You can't infinitely suffer. Putting aside the materialistic nature of physical or mental suffering somehow having to keep going after death, suffering devoid of any context of what not suffering 'feels' like ceases to be suffering by any measure. For the same reason a promise of eternal joy is hollow as it's impossible to feel eternal joy without the context of pain or loss. Those who try and seek it in life, destroy themselves.

Can the memory of pain and loss provide the context for eternal joy?   Christ's resurrected body retained the marks of his crucifixion.

Why would it for us though?

Though related to your point it would make even less sense for god to punish with eternal pain when he experienced physical and psychological pain for a few days and it broke him.

Why would it not for us, when Christ's resurrection, as the Firstborn from the Dead, is what accomplishes our own?

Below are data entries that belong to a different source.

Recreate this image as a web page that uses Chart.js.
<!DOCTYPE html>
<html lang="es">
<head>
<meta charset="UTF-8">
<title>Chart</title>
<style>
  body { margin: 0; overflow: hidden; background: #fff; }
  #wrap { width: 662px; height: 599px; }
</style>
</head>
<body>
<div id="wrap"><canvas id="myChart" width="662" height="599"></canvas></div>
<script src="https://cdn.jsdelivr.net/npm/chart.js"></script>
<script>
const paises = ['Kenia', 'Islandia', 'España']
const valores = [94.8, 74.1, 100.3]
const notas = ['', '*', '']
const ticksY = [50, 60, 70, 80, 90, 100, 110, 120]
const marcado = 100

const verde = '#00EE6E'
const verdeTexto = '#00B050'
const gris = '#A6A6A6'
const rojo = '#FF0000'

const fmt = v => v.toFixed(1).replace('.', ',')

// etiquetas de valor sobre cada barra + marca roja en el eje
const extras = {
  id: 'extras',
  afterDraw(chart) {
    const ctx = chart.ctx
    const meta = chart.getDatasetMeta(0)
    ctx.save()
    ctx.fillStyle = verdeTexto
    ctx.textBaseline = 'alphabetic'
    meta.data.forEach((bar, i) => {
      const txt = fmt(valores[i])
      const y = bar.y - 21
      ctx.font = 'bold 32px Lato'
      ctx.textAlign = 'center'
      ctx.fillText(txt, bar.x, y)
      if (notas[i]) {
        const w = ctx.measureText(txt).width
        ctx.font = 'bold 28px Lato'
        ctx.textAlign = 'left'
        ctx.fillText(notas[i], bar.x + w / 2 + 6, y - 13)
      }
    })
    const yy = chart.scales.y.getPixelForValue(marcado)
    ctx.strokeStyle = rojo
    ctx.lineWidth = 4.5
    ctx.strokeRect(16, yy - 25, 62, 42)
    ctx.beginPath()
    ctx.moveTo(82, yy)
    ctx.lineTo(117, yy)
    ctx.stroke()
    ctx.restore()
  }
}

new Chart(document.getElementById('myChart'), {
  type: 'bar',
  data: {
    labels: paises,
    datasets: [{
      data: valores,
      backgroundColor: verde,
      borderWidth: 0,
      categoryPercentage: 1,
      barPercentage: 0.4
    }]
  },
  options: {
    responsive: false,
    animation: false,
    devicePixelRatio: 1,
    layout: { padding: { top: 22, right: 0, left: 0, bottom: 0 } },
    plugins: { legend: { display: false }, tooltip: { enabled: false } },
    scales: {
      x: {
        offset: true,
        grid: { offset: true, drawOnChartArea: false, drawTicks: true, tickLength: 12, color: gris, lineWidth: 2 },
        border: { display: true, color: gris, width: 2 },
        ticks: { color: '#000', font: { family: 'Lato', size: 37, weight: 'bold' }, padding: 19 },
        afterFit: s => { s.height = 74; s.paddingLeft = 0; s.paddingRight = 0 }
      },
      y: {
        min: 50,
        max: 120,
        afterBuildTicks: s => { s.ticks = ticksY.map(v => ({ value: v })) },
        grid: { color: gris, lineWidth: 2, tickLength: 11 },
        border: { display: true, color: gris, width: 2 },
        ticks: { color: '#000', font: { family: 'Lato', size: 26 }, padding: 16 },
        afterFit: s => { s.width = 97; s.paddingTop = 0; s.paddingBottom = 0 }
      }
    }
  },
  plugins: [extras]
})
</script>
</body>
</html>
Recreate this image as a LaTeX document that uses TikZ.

Christ was broken and died, and then restored, as the promise is that we may be as well.  The tradition of felix culpa within Christianity emphasizes that what is broken and then healed is in some sense more whole and blessed than had nothing been broken.  It is what allows us to know grace.

That doesn't answer my question. You've just pointed to two examples of knowing joy from pain or in the case of felix culpa, gain from loss.

If you feel joy for infinity, into which the finite time of feeling pain  isn't divisible, it's not joy. It's a new neutral equilibrium.

I agree emotion has a relative aspect, but I don't believe it is merely relative.